According to data released on Thursday by the Population and Immigration Authority, 11,390 Ukrainians refugees have arrived in Israel since the Russian invasion began. The figure included those eligible for Israeli citizenship under the Law of Return.
The population authority also said 258 Ukrainian nationals were denied entry to Israel since the start of the war last month.
Responding to allegations that Israel is woefully unprepared for the task, Tamano-Shata said that “you can’t expect everything to be perfect when it comes to such a massive undertaking.”
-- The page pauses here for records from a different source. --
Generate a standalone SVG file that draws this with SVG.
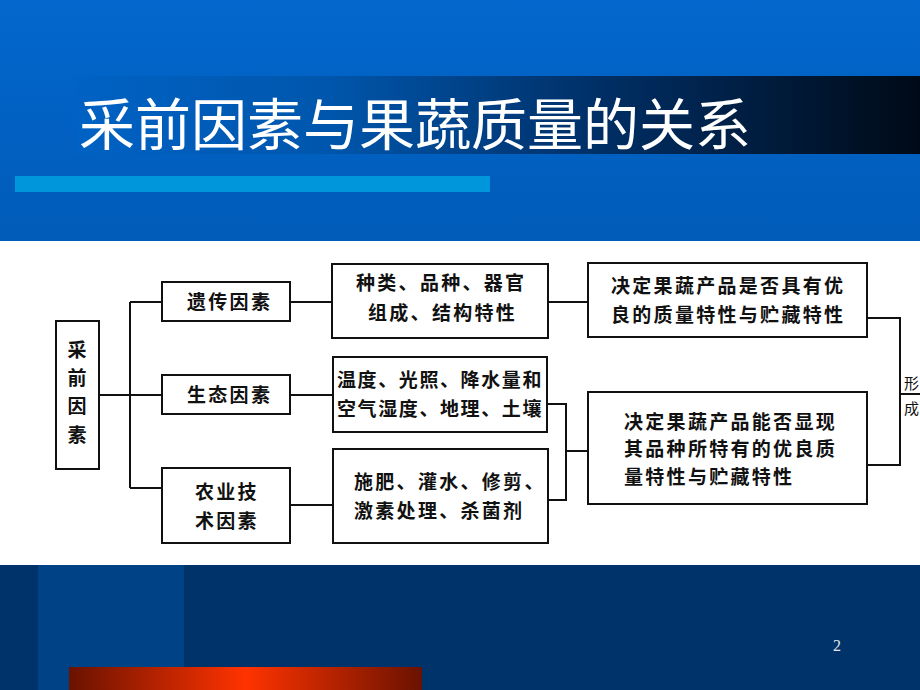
<svg xmlns="http://www.w3.org/2000/svg" width="920" height="690" viewBox="0 0 920 690">
<defs>
<linearGradient id="bgTop" x1="0" y1="0" x2="0" y2="1">
<stop offset="0" stop-color="#0367cd"/>
<stop offset="1" stop-color="#005bb8"/>
</linearGradient>
<linearGradient id="band" x1="0" y1="0" x2="1" y2="0">
<stop offset="0" stop-color="#0062c4"/>
<stop offset="0.3" stop-color="#0056ac"/>
<stop offset="0.62" stop-color="#002f66"/>
<stop offset="1" stop-color="#000a17"/>
</linearGradient>
<linearGradient id="red" x1="0" y1="0" x2="1" y2="0">
<stop offset="0" stop-color="#6a1200"/>
<stop offset="0.5" stop-color="#ff3300"/>
<stop offset="1" stop-color="#6a1200"/>
</linearGradient>
<style>
.box{fill:#fff;stroke:#111;stroke-width:2}
.ln{fill:none;stroke:#111;stroke-width:2}
.t{font-family:"Noto Sans CJK SC","Noto Sans CJK TC",sans-serif;font-size:19px;letter-spacing:2.3px;fill:#111;font-weight:700}
.title{font-family:"Noto Sans CJK SC",sans-serif;font-size:56px;fill:#fff}
</style>
</defs>
<rect x="0" y="0" width="920" height="241" fill="url(#bgTop)"/>
<rect x="76" y="76" width="844" height="78" fill="url(#band)"/>
<text class="title" x="79" y="145">采前因素与果蔬质量的关系</text>
<rect x="15" y="176" width="475" height="16" fill="#0096dc"/>
<rect x="0" y="241" width="920" height="324" fill="#fff"/>
<rect x="0" y="565" width="920" height="125" fill="#003369"/>
<rect x="38" y="565" width="146" height="125" fill="#004286"/>
<rect x="69" y="667" width="353" height="23" fill="url(#red)"/>
<text x="837" y="651" font-family="Liberation Serif, serif" font-size="16" fill="#e6e6f0" text-anchor="middle">2</text>

<g id="connectors">
<path class="ln" d="M99 395 H162"/>
<path class="ln" d="M130 302 V488"/>
<path class="ln" d="M130 302 H162"/>
<path class="ln" d="M130 488 H162"/>
<path class="ln" d="M290 302 H332"/>
<path class="ln" d="M290 395 H333"/>
<path class="ln" d="M290 505 H333"/>
<path class="ln" d="M548 302 H588"/>
<path class="ln" d="M547 404 H566 V500 H547"/>
<path class="ln" d="M566 451 H588"/>
<path class="ln" d="M867 318 H900 V465 H867"/>
<path class="ln" d="M900 394 H920"/>
</g>

<g id="n-root">
<rect class="box" x="56" y="321" width="43" height="148"/>
<text class="t" x="77" y="357" text-anchor="middle" style="letter-spacing:0">采</text>
<text class="t" x="77" y="385" text-anchor="middle" style="letter-spacing:0">前</text>
<text class="t" x="77" y="413" text-anchor="middle" style="letter-spacing:0">因</text>
<text class="t" x="77" y="442" text-anchor="middle" style="letter-spacing:0">素</text>
</g>
<g id="n-genetic">
<rect class="box" x="162" y="282" width="128" height="39"/>
<text class="t" x="187" y="309">遗传因素</text>
</g>
<g id="n-eco">
<rect class="box" x="162" y="375" width="128" height="39"/>
<text class="t" x="187" y="402">生态因素</text>
</g>
<g id="n-agri">
<rect class="box" x="162" y="468" width="128" height="75"/>
<text class="t" x="195" y="499">农业技</text>
<text class="t" x="195" y="528">术因素</text>
</g>
<g id="n-g1">
<rect class="box" x="332" y="264" width="216" height="74"/>
<text class="t" x="356" y="290">种类、品种、器官</text>
<text class="t" x="368" y="320">组成、结构特性</text>
</g>
<g id="n-e1">
<rect class="box" x="333" y="357" width="214" height="75"/>
<text class="t" x="337" y="387" style="letter-spacing:1.6px">温度、光照、降水量和</text>
<text class="t" x="337" y="416" style="letter-spacing:1.6px">空气湿度、地理、土壤</text>
</g>
<g id="n-a1">
<rect class="box" x="333" y="449" width="215" height="94"/>
<text class="t" x="354" y="489">施肥、灌水、修剪、</text>
<text class="t" x="354" y="518">激素处理、杀菌剂</text>
</g>
<g id="n-r1">
<rect class="box" x="588" y="263" width="279" height="74"/>
<text class="t" x="611" y="293">决定果蔬产品是否具有优</text>
<text class="t" x="611" y="322">良的质量特性与贮藏特性</text>
</g>
<g id="n-r2">
<rect class="box" x="588" y="392" width="279" height="112"/>
<text class="t" x="624" y="429">决定果蔬产品能否显现</text>
<text class="t" x="624" y="456">其品种所特有的优良质</text>
<text class="t" x="624" y="484">量特性与贮藏特性</text>
</g>
<g id="n-form">
<text class="t" x="904" y="389" style="letter-spacing:0;font-size:15px;font-weight:400">形</text>
<text class="t" x="904" y="414" style="letter-spacing:0;font-size:15px;font-weight:400">成</text>
</g>
</svg>
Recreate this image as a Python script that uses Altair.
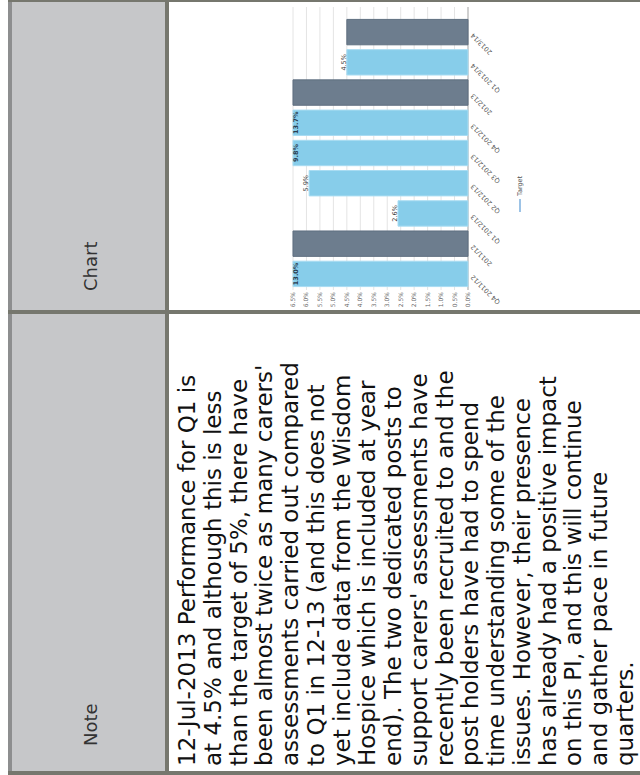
import altair as alt
import pandas as pd

# ---------------- data ----------------
categories = ["2013/14", "Q1 2013/14", "2012/13", "Q4 2012/13", "Q3 2012/13",
              "Q2 2012/13", "Q1 2012/13", "2011/12", "Q4 2011/12"]
values = [4.5, 4.5, 13.7, 13.7, 9.8, 5.9, 2.6, 13.0, 13.0]
kinds = ["Annual", "Quarter", "Annual", "Quarter", "Quarter",
         "Quarter", "Quarter", "Annual", "Quarter"]
value_labels = ["", "4.5%", "", "13.7%", "9.8%", "5.9%", "2.6%", "", "13.0%"]
tick_values = [0.0, 0.5, 1.0, 1.5, 2.0, 2.5, 3.0, 3.5, 4.0, 4.5, 5.0, 5.5, 6.0, 6.5]
tick_labels = ["0.0%", "0.5%", "1.0%", "1.5%", "2.0%", "2.5%", "3.0%", "3.5%",
               "4.0%", "4.5%", "5.0%", "5.5%", "6.0%", "6.5%"]
legend_items = ["Target"]
header_labels = ["Chart", "Note"]
note_lines = [
    "12-Jul-2013 Performance for Q1 is",
    "at 4.5% and although this is less",
    "than the target of 5%, there have",
    "been almost twice as many carers'",
    "assessments carried out compared",
    "to Q1 in 12-13 (and this does not",
    "yet include data from the Wisdom",
    "Hospice which is included at year",
    "end). The two dedicated posts to",
    "support carers' assessments have",
    "recently been recruited to and the",
    "post holders have had to spend",
    "time understanding some of the",
    "issues. However, their presence",
    "has already had a positive impact",
    "on this PI, and this will continue",
    "and gather pace in future",
    "quarters.",
]

bars_df = pd.DataFrame({"category": categories, "value": values,
                        "kind": kinds, "label": value_labels})
ticks_df = pd.DataFrame({"tick": tick_values, "tick_label": tick_labels})
note_df = pd.DataFrame({"line": list(range(len(note_lines))), "text": note_lines})
legend_df = pd.DataFrame({"name": legend_items})
header_df = pd.DataFrame({"name": header_labels, "row": [0, 1]})

# ---------------- layout ----------------
W, H = 640, 775
BORDER = "#76776e"
HEADER_BG = "#c6c7c9"
DIV_Y = 312  # horizontal divider between rows

X0, X1 = 468, 293           # 0% .. 6.5%
Y_TOP, Y_BOT = 17, 289       # band range of the categories
GRID_TOP, GRID_BOT = 7, 290

xs = alt.Scale(domain=[0, 6.5], range=[X0, X1], clamp=True)
ys = alt.Scale(domain=categories, range=[Y_TOP, Y_BOT], paddingInner=0.16, paddingOuter=0.08)


def rect(x, x2, y, y2, color):
    return alt.Chart(legend_df).mark_rect(color=color).encode(
        x=alt.value(x), x2=alt.value(x2), y=alt.value(y), y2=alt.value(y2))


# table
table = [
    rect(0, W, 0, H, "white"),
    rect(12, 165, 2, H - 4, HEADER_BG),
    rect(8, 12, 0, H, "#8d8e8f"),
    rect(8, W, 0, 2, BORDER),
    rect(165, 169, 0, H, BORDER),
    rect(8, W, DIV_Y - 2, DIV_Y + 2, BORDER),
    rect(8, W, H - 4, H, BORDER),
]

header_text = alt.Chart(header_df).mark_text(
    angle=270, align="left", baseline="middle", font="DejaVu Sans",
    fontSize=18, color="#333333"
).encode(
    x=alt.value(92),
    y=alt.Y("row:Q", scale=alt.Scale(domain=[0, 1], range=[DIV_Y - 21, H - 29]), axis=None),
    text="name:N",
)

note_text = alt.Chart(note_df).mark_text(
    angle=270, align="left", baseline="middle", font="DejaVu Sans",
    fontSize=23, color="#111111"
).encode(
    x=alt.X("line:Q", scale=alt.Scale(domain=[0, 17], range=[188, 626]), axis=None),
    y=alt.value(H - 9),
    text="text:N",
)

# chart
grid = alt.Chart(ticks_df).mark_rule(color="#e4e4e4", strokeWidth=1).encode(
    x=alt.X("tick:Q", scale=xs, axis=None),
    y=alt.value(GRID_TOP), y2=alt.value(GRID_BOT),
)
baseline_rule = alt.Chart(ticks_df).transform_filter("datum.tick == 0").mark_rule(
    color="#d0d0d0", strokeWidth=2
).encode(x=alt.X("tick:Q", scale=xs, axis=None),
         y=alt.value(GRID_TOP), y2=alt.value(GRID_BOT))

tick_text = alt.Chart(ticks_df).mark_text(
    angle=270, align="right", baseline="middle", font="DejaVu Sans",
    fontSize=6, color="#666666"
).encode(
    x=alt.X("tick:Q", scale=xs, axis=None),
    y=alt.value(GRID_BOT + 2),
    text="tick_label:N",
)

bars = alt.Chart(bars_df).mark_bar(strokeWidth=1).encode(
    x=alt.X("value:Q", scale=xs, axis=None),
    x2=alt.datum(0),
    y=alt.Y("category:N", scale=ys, axis=None),
    color=alt.Color("kind:N", scale=alt.Scale(domain=["Annual", "Quarter"],
                                               range=["#6d7d8e", "#87cdea"]), legend=None),
    stroke=alt.Stroke("kind:N", scale=alt.Scale(domain=["Annual", "Quarter"],
                                                 range=["#5f6f80", "#a9dcf2"]), legend=None),
)

labels_out = alt.Chart(bars_df).transform_filter(
    "datum.label != '' && datum.value <= 6.5").mark_text(
    angle=270, align="center", baseline="bottom", font="DejaVu Sans",
    fontSize=6.5, color="#333333"
).encode(
    x=alt.X("value:Q", scale=xs, axis=None),
    y=alt.Y("category:N", scale=ys, axis=None, bandPosition=0.5),
    text="label:N",
)
labels_in = alt.Chart(bars_df).transform_filter(
    "datum.label != '' && datum.value > 6.5").mark_text(
    angle=270, align="center", baseline="top", font="DejaVu Sans",
    fontSize=6.5, fontWeight="bold", color="#2c3e50"
).encode(
    x=alt.X("value:Q", scale=xs, axis=None),
    y=alt.Y("category:N", scale=ys, axis=None, bandPosition=0.5),
    text="label:N",
)

cat_text = alt.Chart(bars_df).mark_text(
    angle=225, align="right", baseline="middle", font="DejaVu Sans",
    fontSize=6.5, color="#555555", dy=-3
).encode(
    x=alt.value(X0 + 6),
    y=alt.Y("category:N", scale=ys, axis=None, bandPosition=0.5),
    text="category:N",
)

legend_line = alt.Chart(legend_df).mark_rule(color="#5b9bd5", strokeWidth=1.2).encode(
    x=alt.value(520), y=alt.value(199), y2=alt.value(212))
legend_text = alt.Chart(legend_df).mark_text(
    angle=270, align="left", baseline="middle", font="DejaVu Sans",
    fontSize=6.5, color="#555555"
).encode(x=alt.value(520), y=alt.value(196), text="name:N")

chart = alt.layer(
    *table, header_text, note_text,
    grid, baseline_rule, bars, labels_out, labels_in, tick_text, cat_text,
    legend_line, legend_text,
).resolve_scale(
    x="independent", y="independent", color="independent", stroke="independent"
).properties(
    width=W, height=H, autosize=alt.AutoSizeParams(type="none"), padding=0,
).configure_view(stroke=None)

chart.save("out.html", embed_options={"renderer": "svg", "actions": False})
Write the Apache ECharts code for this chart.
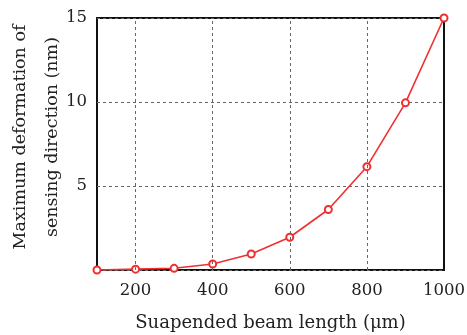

“We are constantly working to get additional manpower in order to absorb them, getting those who arrive places to sleep, finding people who can speak the needed languages,” she said.
“There are setbacks, be it in Ben Gurion Airport or on the bureaucratic level. My job is to solve these issues. We are working in full force to give the best treatment possible.”
The issue of Ukrainian refugees has been a highly contentious one in Israel. Interior Minister Ayelet Shaked, with the support of many right-wing lawmakers, initially severely limited the number of refugees who could enter the country and required the families of those coming in to put down large monetary deposits that would only be returned upon their exit from the country.
In the face of a public outcry against these practices, as well as criticism from government ministers, the Interior Ministry first did away with the deposit requirement and increased the number of refugees it would allow into Israel to 5,000, then softened the rules further, allowing any Ukrainian with a family member in Israel to enter the country without limit.
Refugees looking to enter the country were also initially subjected to extensive questioning and detention at Ben Gurion Airport before fierce backlash prompted the government to begin housing them at hotels in Tel Aviv instead.
Though the government has eased its policies on refugees, it has continued to face criticism for its handling of the issue. On Wednesday, Kan news reported that the Population and Immigration Authority had unnecessarily deported dozens of Ukrainian refugees because one of its forms had a translation error, resulting in applicants inadvertently declaring that they had stayed in Israel illegally in the past — when they thought they were saying only that they had previously visited the country.